The company plans to fly a combined airborne electromagnetic-magnetic survey in April of 2019, effectively detecting associated sulphide mineralization with these deposit types and conducting targeted soil sample surveys over magnetic anomalies associated with gold mineralization.
Otjiwarongo is another early-stage conceptual target. The area is almost entirely under sand/soil cover; however, airborne magnetic and satellite imagery data indicate the possibility of an alkaline intrusive complex.
It is, therefore, considered prospective for rare earth elements or fluorspar similar to the Okorusu carbonatite complex, which hosts the Okorusu fluorspar deposits.

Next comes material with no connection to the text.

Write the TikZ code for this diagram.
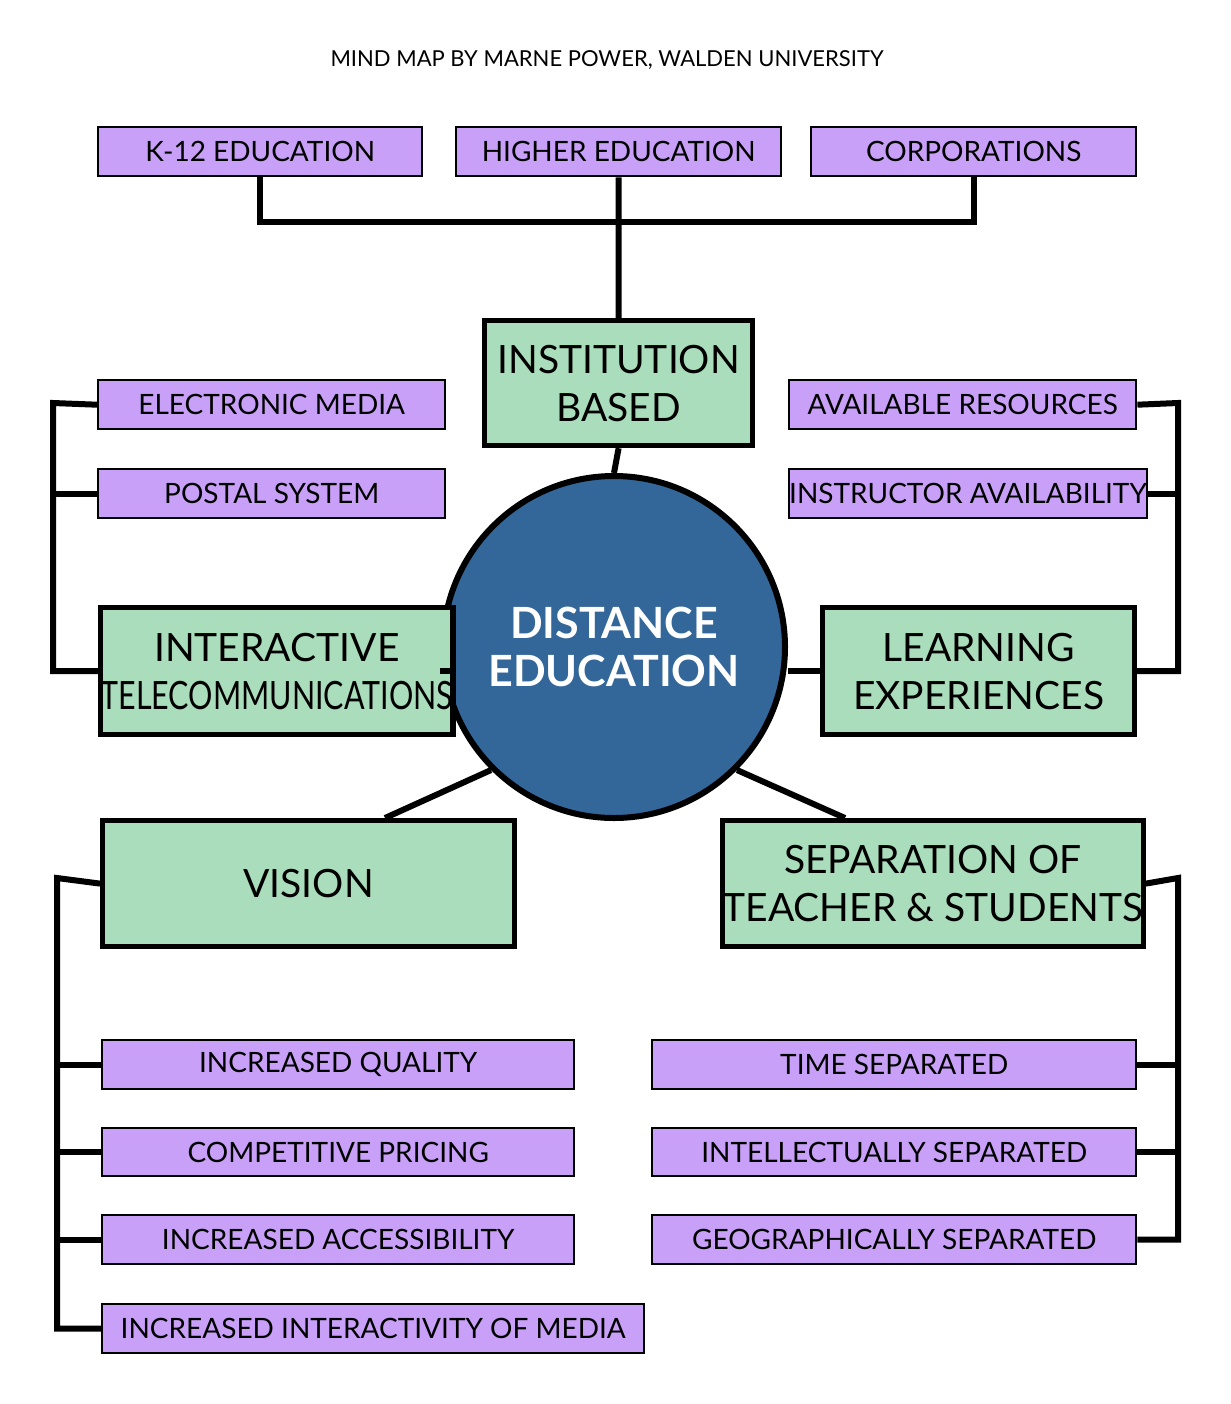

The same area may be prospective for gold, based on the premise that extensions of the Okonguarri Formation, which hosts the Otjikoto and Navachab gold mines, trend through the area.
The area will be assessed by selective soil sampling, with particular attention to the magnetic anomalies indicative of either the alkaline intrusive complexes or sulphide mineralization associated with gold, characteristic of the Otjikoto deposit.
The Erongo gold project covers an area of over 600 km2 within the Navachab-Ondundu gold trend. There are numerous mineral occurrences within the project area, including at least two gold occurrences.
The area has been prospected but has yet to be explored systematically. Potential targets include skarn and greisen gold (copper-bismuth) and tin-tungsten mineralization; pegmatites formed during the late Damaran orogeny, hosting lithium minerals and semi-precious stones; and structurally controlled gold mineralization.
Historical figures indicate small-scale mining for all deposit types on the property.